Directions for this task –
Please transcribe the data below exactly. Leave the pictures out.

Provided material start

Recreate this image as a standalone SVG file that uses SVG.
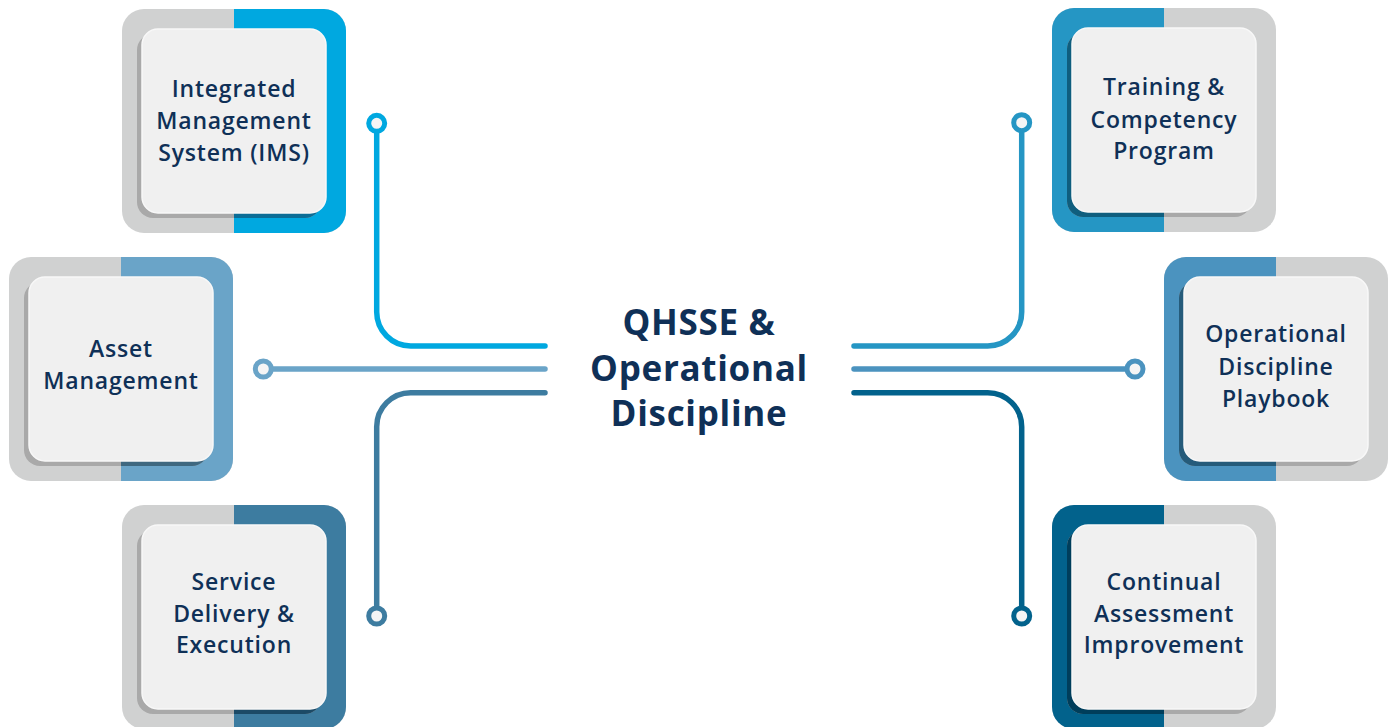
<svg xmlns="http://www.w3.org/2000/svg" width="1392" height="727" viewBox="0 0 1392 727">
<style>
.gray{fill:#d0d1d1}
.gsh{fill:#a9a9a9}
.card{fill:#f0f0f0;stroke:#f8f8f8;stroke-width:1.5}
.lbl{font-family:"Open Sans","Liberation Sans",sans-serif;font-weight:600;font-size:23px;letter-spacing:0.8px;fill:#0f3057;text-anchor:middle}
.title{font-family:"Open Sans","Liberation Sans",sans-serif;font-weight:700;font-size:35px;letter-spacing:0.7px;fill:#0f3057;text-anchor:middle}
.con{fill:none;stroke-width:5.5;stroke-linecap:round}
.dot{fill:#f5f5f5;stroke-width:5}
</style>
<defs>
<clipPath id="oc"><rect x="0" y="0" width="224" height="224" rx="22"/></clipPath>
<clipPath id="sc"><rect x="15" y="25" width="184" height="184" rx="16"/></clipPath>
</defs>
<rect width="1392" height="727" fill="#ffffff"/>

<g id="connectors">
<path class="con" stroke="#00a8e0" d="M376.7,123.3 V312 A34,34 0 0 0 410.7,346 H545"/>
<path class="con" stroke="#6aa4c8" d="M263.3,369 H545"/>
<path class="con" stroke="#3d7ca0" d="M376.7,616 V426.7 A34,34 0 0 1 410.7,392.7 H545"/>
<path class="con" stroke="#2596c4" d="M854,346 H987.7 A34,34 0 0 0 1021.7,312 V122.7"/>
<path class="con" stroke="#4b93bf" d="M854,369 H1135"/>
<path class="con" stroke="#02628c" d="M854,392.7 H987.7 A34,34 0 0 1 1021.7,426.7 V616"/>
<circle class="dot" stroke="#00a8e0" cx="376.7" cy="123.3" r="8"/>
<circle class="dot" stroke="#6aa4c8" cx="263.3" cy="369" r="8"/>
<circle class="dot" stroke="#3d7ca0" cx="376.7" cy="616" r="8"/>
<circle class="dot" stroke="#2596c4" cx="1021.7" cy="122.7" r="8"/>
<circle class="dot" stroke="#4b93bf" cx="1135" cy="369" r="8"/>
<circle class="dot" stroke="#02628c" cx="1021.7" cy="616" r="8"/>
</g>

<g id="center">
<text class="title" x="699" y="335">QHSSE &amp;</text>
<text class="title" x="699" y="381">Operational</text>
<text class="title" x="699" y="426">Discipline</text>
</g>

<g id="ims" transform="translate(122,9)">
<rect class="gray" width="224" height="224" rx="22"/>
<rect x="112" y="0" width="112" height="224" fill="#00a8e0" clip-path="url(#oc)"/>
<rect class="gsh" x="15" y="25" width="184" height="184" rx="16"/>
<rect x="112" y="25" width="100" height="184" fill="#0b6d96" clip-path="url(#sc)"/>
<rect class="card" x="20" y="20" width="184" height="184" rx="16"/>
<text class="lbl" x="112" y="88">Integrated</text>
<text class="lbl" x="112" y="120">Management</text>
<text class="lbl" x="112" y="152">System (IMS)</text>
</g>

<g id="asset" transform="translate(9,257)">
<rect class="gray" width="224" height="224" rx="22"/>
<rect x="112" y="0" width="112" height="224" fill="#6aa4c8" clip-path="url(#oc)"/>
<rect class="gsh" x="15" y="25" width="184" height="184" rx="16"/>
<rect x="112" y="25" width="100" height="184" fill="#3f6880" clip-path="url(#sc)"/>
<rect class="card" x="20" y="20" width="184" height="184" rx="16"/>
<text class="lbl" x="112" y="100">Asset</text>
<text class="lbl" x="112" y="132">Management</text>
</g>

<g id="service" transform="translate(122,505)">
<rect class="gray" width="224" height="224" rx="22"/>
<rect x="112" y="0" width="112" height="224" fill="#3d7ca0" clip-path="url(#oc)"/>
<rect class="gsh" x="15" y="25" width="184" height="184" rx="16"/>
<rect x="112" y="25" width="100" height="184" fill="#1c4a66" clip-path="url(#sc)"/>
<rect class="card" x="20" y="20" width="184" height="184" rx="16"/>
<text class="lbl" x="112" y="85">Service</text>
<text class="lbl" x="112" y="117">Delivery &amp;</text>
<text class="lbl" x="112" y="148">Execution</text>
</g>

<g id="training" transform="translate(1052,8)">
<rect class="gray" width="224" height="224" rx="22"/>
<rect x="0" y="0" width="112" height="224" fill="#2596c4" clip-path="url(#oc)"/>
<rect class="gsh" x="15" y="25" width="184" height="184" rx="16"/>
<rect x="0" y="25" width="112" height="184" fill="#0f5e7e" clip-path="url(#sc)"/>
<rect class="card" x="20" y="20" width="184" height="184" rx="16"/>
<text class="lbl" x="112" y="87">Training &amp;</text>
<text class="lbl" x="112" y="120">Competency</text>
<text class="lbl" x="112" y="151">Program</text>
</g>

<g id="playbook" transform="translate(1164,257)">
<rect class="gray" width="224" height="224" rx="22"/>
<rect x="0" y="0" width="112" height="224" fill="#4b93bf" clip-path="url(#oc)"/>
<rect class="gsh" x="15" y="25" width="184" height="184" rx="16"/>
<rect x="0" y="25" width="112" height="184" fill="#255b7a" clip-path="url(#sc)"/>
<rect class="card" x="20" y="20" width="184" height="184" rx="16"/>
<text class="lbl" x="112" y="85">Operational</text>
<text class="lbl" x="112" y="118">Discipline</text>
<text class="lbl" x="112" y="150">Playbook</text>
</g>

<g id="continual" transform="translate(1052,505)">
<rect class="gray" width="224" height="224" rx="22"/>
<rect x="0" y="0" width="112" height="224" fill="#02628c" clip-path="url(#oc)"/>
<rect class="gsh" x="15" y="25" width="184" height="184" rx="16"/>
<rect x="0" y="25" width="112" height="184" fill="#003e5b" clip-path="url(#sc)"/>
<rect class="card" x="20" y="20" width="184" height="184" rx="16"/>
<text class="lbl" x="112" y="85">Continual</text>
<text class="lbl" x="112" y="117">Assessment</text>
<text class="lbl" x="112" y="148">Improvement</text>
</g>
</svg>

Provided material end

Answer to this exercise –
Recreate this image as a standalone SVG file that uses SVG.
<svg xmlns="http://www.w3.org/2000/svg" width="1392" height="727" viewBox="0 0 1392 727">
<style>
.gray{fill:#d0d1d1}
.gsh{fill:#a9a9a9}
.card{fill:#f0f0f0;stroke:#f8f8f8;stroke-width:1.5}
.lbl{font-family:"Open Sans","Liberation Sans",sans-serif;font-weight:600;font-size:23px;letter-spacing:0.8px;fill:#0f3057;text-anchor:middle}
.title{font-family:"Open Sans","Liberation Sans",sans-serif;font-weight:700;font-size:35px;letter-spacing:0.7px;fill:#0f3057;text-anchor:middle}
.con{fill:none;stroke-width:5.5;stroke-linecap:round}
.dot{fill:#f5f5f5;stroke-width:5}
</style>
<defs>
<clipPath id="oc"><rect x="0" y="0" width="224" height="224" rx="22"/></clipPath>
<clipPath id="sc"><rect x="15" y="25" width="184" height="184" rx="16"/></clipPath>
</defs>
<rect width="1392" height="727" fill="#ffffff"/>

<g id="connectors">
<path class="con" stroke="#00a8e0" d="M376.7,123.3 V312 A34,34 0 0 0 410.7,346 H545"/>
<path class="con" stroke="#6aa4c8" d="M263.3,369 H545"/>
<path class="con" stroke="#3d7ca0" d="M376.7,616 V426.7 A34,34 0 0 1 410.7,392.7 H545"/>
<path class="con" stroke="#2596c4" d="M854,346 H987.7 A34,34 0 0 0 1021.7,312 V122.7"/>
<path class="con" stroke="#4b93bf" d="M854,369 H1135"/>
<path class="con" stroke="#02628c" d="M854,392.7 H987.7 A34,34 0 0 1 1021.7,426.7 V616"/>
<circle class="dot" stroke="#00a8e0" cx="376.7" cy="123.3" r="8"/>
<circle class="dot" stroke="#6aa4c8" cx="263.3" cy="369" r="8"/>
<circle class="dot" stroke="#3d7ca0" cx="376.7" cy="616" r="8"/>
<circle class="dot" stroke="#2596c4" cx="1021.7" cy="122.7" r="8"/>
<circle class="dot" stroke="#4b93bf" cx="1135" cy="369" r="8"/>
<circle class="dot" stroke="#02628c" cx="1021.7" cy="616" r="8"/>
</g>

<g id="center">
<text class="title" x="699" y="335">QHSSE &amp;</text>
<text class="title" x="699" y="381">Operational</text>
<text class="title" x="699" y="426">Discipline</text>
</g>

<g id="ims" transform="translate(122,9)">
<rect class="gray" width="224" height="224" rx="22"/>
<rect x="112" y="0" width="112" height="224" fill="#00a8e0" clip-path="url(#oc)"/>
<rect class="gsh" x="15" y="25" width="184" height="184" rx="16"/>
<rect x="112" y="25" width="100" height="184" fill="#0b6d96" clip-path="url(#sc)"/>
<rect class="card" x="20" y="20" width="184" height="184" rx="16"/>
<text class="lbl" x="112" y="88">Integrated</text>
<text class="lbl" x="112" y="120">Management</text>
<text class="lbl" x="112" y="152">System (IMS)</text>
</g>

<g id="asset" transform="translate(9,257)">
<rect class="gray" width="224" height="224" rx="22"/>
<rect x="112" y="0" width="112" height="224" fill="#6aa4c8" clip-path="url(#oc)"/>
<rect class="gsh" x="15" y="25" width="184" height="184" rx="16"/>
<rect x="112" y="25" width="100" height="184" fill="#3f6880" clip-path="url(#sc)"/>
<rect class="card" x="20" y="20" width="184" height="184" rx="16"/>
<text class="lbl" x="112" y="100">Asset</text>
<text class="lbl" x="112" y="132">Management</text>
</g>

<g id="service" transform="translate(122,505)">
<rect class="gray" width="224" height="224" rx="22"/>
<rect x="112" y="0" width="112" height="224" fill="#3d7ca0" clip-path="url(#oc)"/>
<rect class="gsh" x="15" y="25" width="184" height="184" rx="16"/>
<rect x="112" y="25" width="100" height="184" fill="#1c4a66" clip-path="url(#sc)"/>
<rect class="card" x="20" y="20" width="184" height="184" rx="16"/>
<text class="lbl" x="112" y="85">Service</text>
<text class="lbl" x="112" y="117">Delivery &amp;</text>
<text class="lbl" x="112" y="148">Execution</text>
</g>

<g id="training" transform="translate(1052,8)">
<rect class="gray" width="224" height="224" rx="22"/>
<rect x="0" y="0" width="112" height="224" fill="#2596c4" clip-path="url(#oc)"/>
<rect class="gsh" x="15" y="25" width="184" height="184" rx="16"/>
<rect x="0" y="25" width="112" height="184" fill="#0f5e7e" clip-path="url(#sc)"/>
<rect class="card" x="20" y="20" width="184" height="184" rx="16"/>
<text class="lbl" x="112" y="87">Training &amp;</text>
<text class="lbl" x="112" y="120">Competency</text>
<text class="lbl" x="112" y="151">Program</text>
</g>

<g id="playbook" transform="translate(1164,257)">
<rect class="gray" width="224" height="224" rx="22"/>
<rect x="0" y="0" width="112" height="224" fill="#4b93bf" clip-path="url(#oc)"/>
<rect class="gsh" x="15" y="25" width="184" height="184" rx="16"/>
<rect x="0" y="25" width="112" height="184" fill="#255b7a" clip-path="url(#sc)"/>
<rect class="card" x="20" y="20" width="184" height="184" rx="16"/>
<text class="lbl" x="112" y="85">Operational</text>
<text class="lbl" x="112" y="118">Discipline</text>
<text class="lbl" x="112" y="150">Playbook</text>
</g>

<g id="continual" transform="translate(1052,505)">
<rect class="gray" width="224" height="224" rx="22"/>
<rect x="0" y="0" width="112" height="224" fill="#02628c" clip-path="url(#oc)"/>
<rect class="gsh" x="15" y="25" width="184" height="184" rx="16"/>
<rect x="0" y="25" width="112" height="184" fill="#003e5b" clip-path="url(#sc)"/>
<rect class="card" x="20" y="20" width="184" height="184" rx="16"/>
<text class="lbl" x="112" y="85">Continual</text>
<text class="lbl" x="112" y="117">Assessment</text>
<text class="lbl" x="112" y="148">Improvement</text>
</g>
</svg>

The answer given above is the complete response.